The second time was by “Food for Thought, What is Jewish Food?,” in which Professor [Lesleigh] Cushing, or the article’s author, writes that “the voice of Jewish food is becoming more masculine as celebrity chefs … pull the cuisine into a less domestic and more prestigious realm.” What could this mean other than masculine=prestigious, and feminine=less prestigious and, well, insignificant? Your readers, including prestigious and feminine Colgate former presidents, prestigious and feminine Colgate professors past and present, thousands of prestigious and feminine alumnae, and prestigious and feminine endowers of Colgate professorships might … to put it mildly, disagree with that.
Jann Elizabeth Vendetti ’01
Response from Professor Cushing:
Dear Ms. Vendetti,
Thank you for engaging so closely with the Food Edition and for registering the moments where you thought we fell short. As you can imagine, compressing a long interview into a short piece can sometimes lead to omissions or over- simplifications.
The Jewish cookbooks I am studying reflect many transformations: among them, a shift over time from food of necessity that uses ingredients available to Eastern European peasants living in harsher climates to a food culture that foregrounds the fresh produce more readily available in the Mediterranean, Middle Eastern, and North African climates that have always been home to Jews; a movement from Jewish food conceived as primarily domestic, focused on feeding a Jewish (historically, kosher-keeping) family, to Jewish food as global and of culinary interest to non- Jewish. [That goes] beyond the domestic sphere, with delis and appetizing shops and critically acclaimed restaurants offering Jewish fare. And, related, there’s an increase in the number of Jewish cookbooks written by men — many of whom are connected to the more “prestigious” restaurants.
As you note, the article’s brief distillation of some of the changing phenomena in the world of Jewish food comes across as suggesting a direct causality between masculinity and prestige. There is, dismayingly, a connection between these two.

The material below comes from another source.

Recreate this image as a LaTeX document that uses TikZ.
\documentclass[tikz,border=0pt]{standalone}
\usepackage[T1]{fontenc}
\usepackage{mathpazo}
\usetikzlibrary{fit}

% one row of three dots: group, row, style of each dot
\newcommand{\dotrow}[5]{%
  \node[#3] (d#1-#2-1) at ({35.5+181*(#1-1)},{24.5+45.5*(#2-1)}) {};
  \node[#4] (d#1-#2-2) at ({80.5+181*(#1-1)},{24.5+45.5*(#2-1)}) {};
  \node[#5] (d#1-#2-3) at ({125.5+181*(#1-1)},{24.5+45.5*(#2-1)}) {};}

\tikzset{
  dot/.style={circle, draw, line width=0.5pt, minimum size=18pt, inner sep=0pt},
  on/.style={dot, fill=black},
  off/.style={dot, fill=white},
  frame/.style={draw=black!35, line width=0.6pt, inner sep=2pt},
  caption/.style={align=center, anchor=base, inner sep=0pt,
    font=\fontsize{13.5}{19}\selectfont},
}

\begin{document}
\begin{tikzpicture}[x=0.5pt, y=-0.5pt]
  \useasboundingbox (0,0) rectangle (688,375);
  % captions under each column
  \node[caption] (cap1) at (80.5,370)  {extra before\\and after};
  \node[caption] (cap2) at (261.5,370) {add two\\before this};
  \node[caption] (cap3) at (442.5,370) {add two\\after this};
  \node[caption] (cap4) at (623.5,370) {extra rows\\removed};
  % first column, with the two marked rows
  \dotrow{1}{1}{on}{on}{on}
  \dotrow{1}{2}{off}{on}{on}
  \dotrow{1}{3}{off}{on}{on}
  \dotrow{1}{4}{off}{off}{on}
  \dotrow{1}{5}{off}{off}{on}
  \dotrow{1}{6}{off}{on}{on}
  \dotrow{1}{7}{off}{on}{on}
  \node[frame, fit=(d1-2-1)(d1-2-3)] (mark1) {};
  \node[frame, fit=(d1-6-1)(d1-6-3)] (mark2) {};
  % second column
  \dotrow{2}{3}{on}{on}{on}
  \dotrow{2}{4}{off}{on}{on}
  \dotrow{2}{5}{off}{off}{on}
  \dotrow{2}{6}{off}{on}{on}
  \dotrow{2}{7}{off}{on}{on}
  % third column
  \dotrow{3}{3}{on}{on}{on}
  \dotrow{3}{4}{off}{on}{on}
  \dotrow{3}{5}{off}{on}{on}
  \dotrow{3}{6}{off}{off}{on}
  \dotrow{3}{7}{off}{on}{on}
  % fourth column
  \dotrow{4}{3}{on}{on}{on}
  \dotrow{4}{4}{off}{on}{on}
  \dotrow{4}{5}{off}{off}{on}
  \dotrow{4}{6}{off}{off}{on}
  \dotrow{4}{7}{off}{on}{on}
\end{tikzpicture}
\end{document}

Food studies scholars often highlight the so- called “home/haute split”: a 2014 study showed that men hold 84% of the head chef positions in the top 15 restaurant groups; cooking shows typically situate female professional chefs in home kitchens, framing them as “domestic advisers rather than artists.” But I don’t mean at all to suggest that prestige can only be masculine and masculinity equals prestige. Questions of gender — particularly, who cooks and for whom (and where), how recipes are transmitted in families and beyond, who shapes the public narrative of Jewish food, and how gender intersects with a changing Jewish food landscape — are a central part of my research project.

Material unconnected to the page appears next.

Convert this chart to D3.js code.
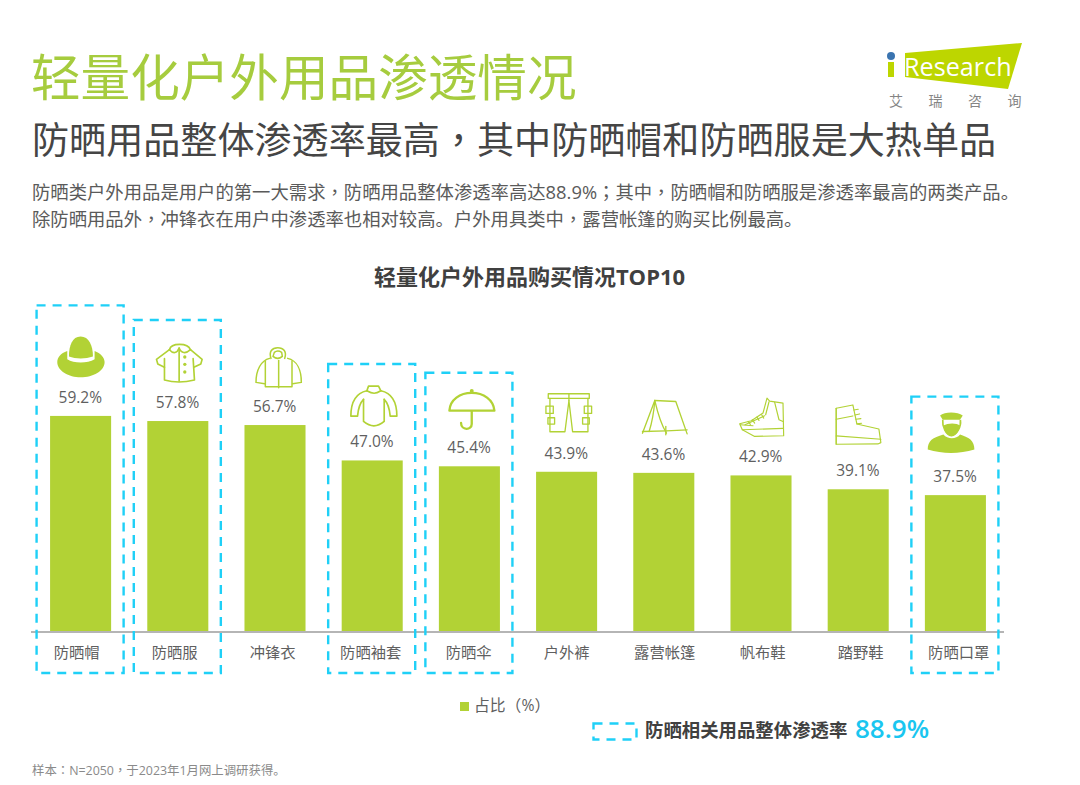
<!DOCTYPE html>
<html><head><meta charset="utf-8">
<script src="https://cdn.jsdelivr.net/npm/d3@7"></script>
<style>
html,body{margin:0;padding:0;background:#fff}
svg{display:block}
text{font-family:"Open Sans","Noto Sans CJK SC",sans-serif}
</style></head><body>
<svg id="c" width="1080" height="785"></svg>
<script>
const categories = ["防晒帽","防晒服","冲锋衣","防晒袖套","防晒伞","户外裤","露营帐篷","帆布鞋","踏野鞋","防晒口罩"];
const values = [59.2,57.8,56.7,47.0,45.4,43.9,43.6,42.9,39.1,37.5];
const highlighted = ["防晒帽","防晒服","防晒袖套","防晒伞","防晒口罩"];
const titleText = "轻量化户外用品渗透情况";
const subtitleText = "防晒用品整体渗透率最高，其中防晒帽和防晒服是大热单品";
const bodyLines = ["防晒类户外用品是用户的第一大需求，防晒用品整体渗透率高达88.9%；其中，防晒帽和防晒服是渗透率最高的两类产品。","除防晒用品外，冲锋衣在用户中渗透率也相对较高。户外用具类中，露营帐篷的购买比例最高。"];
const chartTitle = "轻量化户外用品购买情况TOP10";
const legendLabel = "占比（%）";
const overallLabel = "防晒相关用品整体渗透率";
const overallValue = "88.9%";
const footnote = "样本：N=2050，于2023年1月网上调研获得。";

const GREEN="#b2d235", CYAN="#1fd0f7", TXT="#5f5f5f";
const svg=d3.select("#c");
const x=d3.scaleBand().domain(categories).range([32,1004]).paddingInner(.372).paddingOuter(.186);
const y=d3.scaleLinear().domain([0,100]).range([632,267]);
const labelX=d3.scalePoint().domain(categories).range([76.7,958.7]);

// centred full-width punctuation comes from the TC face
function rich(sel,str){
  str.split(/([，；：])/).filter(s=>s).forEach(s=>{
    const t=sel.append("tspan").text(s);
    if(/^[，；：]$/.test(s)) t.style("font-family",'"Noto Sans CJK TC"');
  });
}

// icons: drawn in 3x crop units; ox,oy = bar-centre / bar-top anchor; rise = dashed box height above bar
const icons={
"防晒帽":{ox:180,oy:360,rise:110.5,sw:0,fill:["M145 182C145 150 155 122 180 122C205 122 217 150 217 182C195 190 165 190 145 182Z","M140 165C120 172 110 185 110 198C110 225 145 244 180 244C218 244 252 225 252 198C252 185 240 172 222 165L222 190C200 203 160 203 140 190Z"]},
"防晒服":{ox:472,oy:377,rise:101,sw:5,stroke:["M432 190L432 254C460 262 490 262 522 254L518 190","M447 163C452 142 502 142 510 163","M447 163C458 176 470 174 476 158C482 174 496 176 510 163","M447 163L408 192L412 206L432 216","M510 163L545 192L541 206L520 216","M476 158L476 258"],fill:["M488 185a5 5 0 1 0 10 0a5 5 0 1 0 -10 0Z","M488 207a5 5 0 1 0 10 0a5 5 0 1 0 -10 0Z","M488 230a5 5 0 1 0 10 0a5 5 0 1 0 -10 0Z"]},
"冲锋衣":{ox:764,oy:390,sw:4.5,stroke:["M752 190C745 170 755 158 772 158C790 158 800 170 793 190","M762 172Q772 164 784 172L786 184Q772 196 758 184Z","M735 198L735 275L815 275L815 198","M775 196L775 278","M748 190C722 196 707 225 707 262L733 266","M802 190C830 196 843 225 843 262L817 266"]},
"防晒袖套":{ox:1056,oy:495,rise:96.5,sw:5,stroke:["M1040 286L1045 272L1075 272L1082 286","M1040 286C1058 296 1066 296 1082 286","M1040 286C1012 292 992 312 992 362L1012 362C1014 340 1020 322 1030 312","M1082 286C1110 292 1130 312 1130 362L1110 362C1108 340 1102 322 1092 312","M1030 312L1030 378C1050 395 1072 395 1092 378L1092 312"]},
"防晒伞":{ox:1348,oy:512,rise:93.5,sw:7,stroke:["M1288 345C1290 312 1320 292 1355 292C1390 292 1420 312 1423 345Z","M1355 347L1355 385C1355 405 1323 405 1323 382"],fill:["M1349 286a5 5 0 1 0 12 0a5 5 0 1 0 -12 0Z"]},
"户外裤":{ox:140,oy:275,sw:4,stroke:["M85 41L208 41L208 55L85 55Z","M90 55L90 155L135 155L147 62L158 155L204 155L204 55","M147 41L147 62","M78 78L100 78L100 100L78 100Z","M193 78L215 78L215 100L193 100Z","M84 113L104 113L104 132L84 132Z","M188 113L208 113L208 132L188 132Z"]},
"露营帐篷":{ox:432,oy:279,sw:4,stroke:["M405 62L468 65L502 162","M405 62L368 160","M405 62C402 100 396 130 388 155","M405 62C415 105 425 135 440 160","M368 155L440 153L502 150","M438 140L438 165"]},
"帆布鞋":{ox:724,oy:287,sw:3.5,stroke:["M742 55L730 100L695 123L660 132L668 150L705 170L792 168L790 70L750 64Z","M668 150L790 146","M662 135L700 138","M676 135L735 108","M685 125L692 134","M698 120L705 130","M712 112L718 122","M726 105L732 115","M748 66L738 105","M765 68L778 120L790 125"]},
"踏野鞋":{ox:1016,oy:328,sw:3.5,stroke:["M950 85L1000 75L1012 132L1078 147L1084 188L1075 192L950 193Z","M950 85L950 193","M950 118L1000 108","M950 168L1084 178","M1003 90L1016 88","M1006 105L1020 102","M1009 118L1024 116","M1012 132L1026 130"]},
"防晒口罩":{ox:1308,oy:345,rise:98.5,sw:0,fill:["M1225 208C1225 182 1240 172 1272 163C1285 178 1310 178 1322 163C1350 172 1365 182 1365 208C1320 222 1270 222 1225 208Z","M1262 106C1275 94 1315 94 1330 106L1322 119L1270 119Z","M1272 136C1285 128 1312 128 1322 136C1318 158 1306 167 1296 167C1286 167 1276 158 1272 136Z"],stroke2:["M1270 119C1268 140 1280 165 1296 167C1312 165 1326 140 1323 119"]}
};

// heading text
svg.append("text").attr("x",31).attr("y",96).attr("font-size",49.6).attr("fill","#a6cc3e").text(titleText);
svg.append("text").attr("x",32).attr("y",154).attr("font-size",37.1).attr("fill","#454545").call(rich,subtitleText);
svg.selectAll("text.body").data(bodyLines).join("text").attr("class","body")
  .attr("x",32).attr("y",(d,i)=>199+i*27).attr("font-size",18.35).attr("fill","#5a5a5a").each(function(d){rich(d3.select(this),d);});

// logo
const logo=svg.append("g");
logo.append("path").attr("d","M905 53L1022 43L1008 89L905 77Z").attr("fill","#bdd600");
logo.append("circle").attr("cx",891).attr("cy",56).attr("r",4).attr("fill","#3a74b0");
logo.append("rect").attr("x",888).attr("y",62).attr("width",6).attr("height",15).attr("fill","#bdd600");
logo.append("text").attr("x",904).attr("y",76).attr("font-size",25.2).attr("font-weight",400).attr("fill","#fff").text("Research");
logo.selectAll("text.lg").data(["艾","瑞","咨","询"]).join("text").attr("class","lg")
  .attr("x",(d,i)=>896+i*39.5).attr("y",106).attr("text-anchor","middle").attr("font-size",14).attr("fill","#858585").text(d=>d);

svg.append("text").attr("x",529.5).attr("y",285).attr("text-anchor","middle").attr("font-size",22).attr("font-weight",700).attr("fill","#404040").text(chartTitle);

const rows=categories.map((c,i)=>({c,v:values[i]}));

// bars
svg.selectAll("rect.bar").data(rows).join("rect").attr("class","bar")
  .attr("x",d=>x(d.c)).attr("width",x.bandwidth()).attr("y",d=>y(d.v)).attr("height",d=>y(0)-y(d.v)).attr("fill",GREEN);

// axis
const ax=svg.append("g").attr("transform",`translate(0,${y(0)})`).call(d3.axisBottom(x).tickSize(0).tickPadding(15));
ax.select(".domain").attr("stroke","#b5b5b5").attr("stroke-width",2).attr("d","M31 0H1004");
ax.selectAll(".tick text").attr("font-size",15.3).attr("fill",TXT).attr("font-family",'"Open Sans","Noto Sans CJK SC",sans-serif')
  .attr("dx",d=>labelX(d)-(x(d)+x.bandwidth()/2));

// value labels
svg.selectAll("text.val").data(rows).join("text").attr("class","val")
  .attr("x",d=>x(d.c)+x.bandwidth()/2-.3).attr("y",d=>y(d.v)-13).attr("text-anchor","middle").attr("font-size",15.5).attr("fill",TXT).text(d=>d.v.toFixed(1)+"%");

// icons
const ig=svg.selectAll("g.icon").data(rows).join("g").attr("class","icon")
  .attr("transform",d=>{const k=icons[d.c];return `translate(${x(d.c)+x.bandwidth()/2},${y(d.v)}) scale(${1/3}) translate(${-k.ox},${-k.oy})`;});
ig.each(function(d){
  const k=icons[d.c],g=d3.select(this);
  (k.stroke||[]).forEach(p=>g.append("path").attr("d",p).attr("fill","none").attr("stroke",GREEN).attr("stroke-width",k.sw).attr("stroke-linejoin","round").attr("stroke-linecap","round"));
  (k.fill||[]).forEach(p=>g.append("path").attr("d",p).attr("fill",GREEN));
  (k.stroke2||[]).forEach(p=>g.append("path").attr("d",p).attr("fill","none").attr("stroke",GREEN).attr("stroke-width",5));
});

// dashed highlight boxes
const boxPad=13.5;
svg.selectAll("rect.box").data(rows.filter(d=>highlighted.includes(d.c))).join("rect").attr("class","box")
  .attr("x",d=>x(d.c)-boxPad).attr("width",x.bandwidth()+2*boxPad-1)
  .attr("y",d=>y(d.v)-icons[d.c].rise).attr("height",d=>673-(y(d.v)-icons[d.c].rise))
  .attr("fill","none").attr("stroke",CYAN).attr("stroke-width",2.4).attr("stroke-dasharray","9 7");

// legend
svg.append("rect").attr("x",460).attr("y",702).attr("width",9).attr("height",9).attr("fill",GREEN);
svg.append("text").attr("x",474).attr("y",711).attr("font-size",15.8).attr("fill",TXT).text(legendLabel);

// overall callout
svg.append("rect").attr("x",593.5).attr("y",723.5).attr("width",43).attr("height",16).attr("fill","none").attr("stroke",CYAN).attr("stroke-width",2.4).attr("stroke-dasharray","9 7");
svg.append("text").attr("x",645).attr("y",737).attr("font-size",18.4).attr("font-weight",700).attr("fill","#404040").text(overallLabel);
svg.append("text").attr("x",855).attr("y",737.5).attr("font-size",26).attr("font-weight",600).attr("fill","#1ac6f0").text(overallValue);

svg.append("text").attr("x",32).attr("y",775).attr("font-size",12.4).attr("fill","#8a8a8a").call(rich,footnote);
</script></body></html>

Lesleigh Cushing, Murray W. and Mildred K. Finard Professor in Jewish studies
I didn’t realize Pinstripes was founded by a Colgate grad (Dale Schwartz ’83, “Kingpin,” autumn 2021). We’ve held so many birthday parties there, and I attended a wedding at the Georgetown/D.C. location last fall. I’m so happy, and I’ll keep supporting.
Yvonne K. Okoh ’99
In response to “Simple and Sweet, autumn 2021: Oh my goodness, [Martha’s on Madison, a.k.a. MOM] sounds like something we would have really loved in the ’90s! Good luck, you two [Brendan ’09 and Britty Buonocore ’12 O’Connor]. Sounds great!
Sarah Barrett ’95
A Thank You for Professor Brackett
Dr. [Tom] Brackett’s article (“Colgate and the Machine,” summer 2021) on the beginnings of computer science at Colgate, brought some great memories that deserve credit. I found the IBM 1620 toward the end of my freshman year and was hooked. Fortran was the useful programming language and entry was from punch cards. I spent the summer of my freshman year programming the observations of a professor from the astronomy department. I had planned on majoring in economics, but I was hooked on computer science, and Dr. Brackett was assigned as my adviser. With Dr. Brackett’s encouragement, I helped transfer my new knowledge of Fortran to some of the other professors. The summer of my junior year, Dr. Brackett introduced me to the IBM branch office in Utica, where I spent the summer programming an IBM 1401 for a parts dealership in Plattsburgh, N.Y. Finally, my senior Jan Plan was a month working with Dr. John Kemeny at Dartmouth learning a language called BASIC, which Professors Kemeny and Thomas Kurtz had invented. Two days after graduating with the Class of 1968, I went to work as a programmer for the IBM Corporation in Poughkeepsie, N.Y. Dr. Brackett’s encouragement and his work with the National Science Foundation can be credited with my career in software: 11 years with IBM, six years with Satellite Business Systems, and 15 years with Miller Associates, a start-up I co-founded with my brother to produce a baseball game for the Windows environment, Baseball for Windows: Broadcast Blast with Ernie Harwell. His kind mention in “Colgate and the Machine” was a surprise. I can’t express enough my appreciation for his experience and teaching that made my years at Colgate so enjoyable and life influencing.